As I worked more and more with some of the students who dropped out, I was beginning to understand the problem had to more with the way the schools were run, particularly by the administrators, not only at the top, but also within the schools themselves.
I was told to leave, sign a document stating the information was privileged. What wasn’t privileged was the information having to do with the disabled students. To think that these administrators knew so little about the 1992 Disability’s Act should have been embarrassing to them.
I was told, when I left WPS, days later, that I was too “honest” to work for an establishment. This was one of the finest compliments I’ve ever received, thanks to a President who was at a local college in this city. I’ve since left the field and now pursue my art.
Whenever I hear that a public school, particularly in this area, has a drop-out rate of four percent, I laugh. It’s far more than that!
April 5th, 2009 at 8:53 pm
I fully agree with Ann and Christine that the same interventions and effort should be made starting in elementary school and all local universities should have the similar program. Further more, many retirees can help out as well.
April 8th, 2009 at 10:30 am
The projectdropout program was great on GBH last night. One piece that was missing, Emily Rooney, was the tutoring out of churches that is going on specifically at Quincy Street Missional Church in Dorchester. This is neigborhood church reaches an area of a few blocks. Sojourn an outreach group has provided tutors for the children in the church. Last Saturday 3 sibs shared in church their improved grades this past marking period because of their tutors. The three children are in elementary school.
The churches web sight has links to the Boston Globe four day articles done by Michael Paulson December 2007 about the church. The Christian Science Monitor back page recently covered the tutors at QSMC under the title NEW MONASTICS. Rev. Ralph Kee is the lead pastor at Quincy Street ralphkee@gmail.com
May 10th, 2009 at 12:18 pm
African-American males make up a disproportionate number of children in special ed. in Boston. This comes from the supt’s own website. They also make up a significant number of the dropout rate. This comes from the same website.
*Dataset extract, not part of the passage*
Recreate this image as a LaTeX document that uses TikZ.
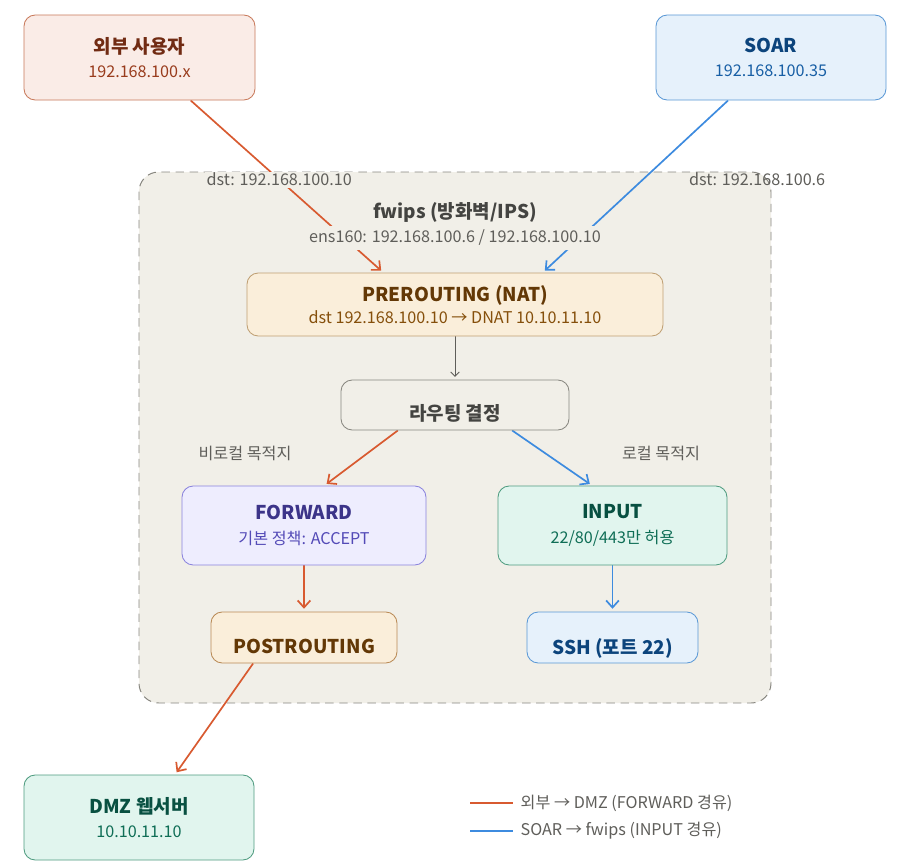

Perhaps if we parents could actually get the BPS-SPED to give our children the appropriate services so that they could access the curriculum, they would not feel the need to drop out after failing the MCAS over and over again. How many of us would continue to work at something when not given the appropriate help and being allowed t fail endlessly?
I am not talking about children with very severe disabilities. I am talking about children in regular ed classrooms who need specialized intervention, and with said intervention can in fact go onto graduate.
My son is in first grade. Already the district is trying to limit the services his teachers, therapists, and doctors say he needs. We don’t have the money to take the district to court. This happens all the time in Boston. It happens over and over again in all of our towns and cities. When will the major news stations carry that message instead of pitting sped and reg ed children’s needs against each other? That misses the point. The point is why are children, particularly so-called minority children always the first ones to pay for a bad economy? If we weren’t spending billions of dollars every month in Iraq we would have plenty of money for the schools. Thank God for places like Clark. But frankly, until the citizens of our country decide to value all children and put our money where our mouths are, most interventions will continue to be bandaids on gaping head wounds.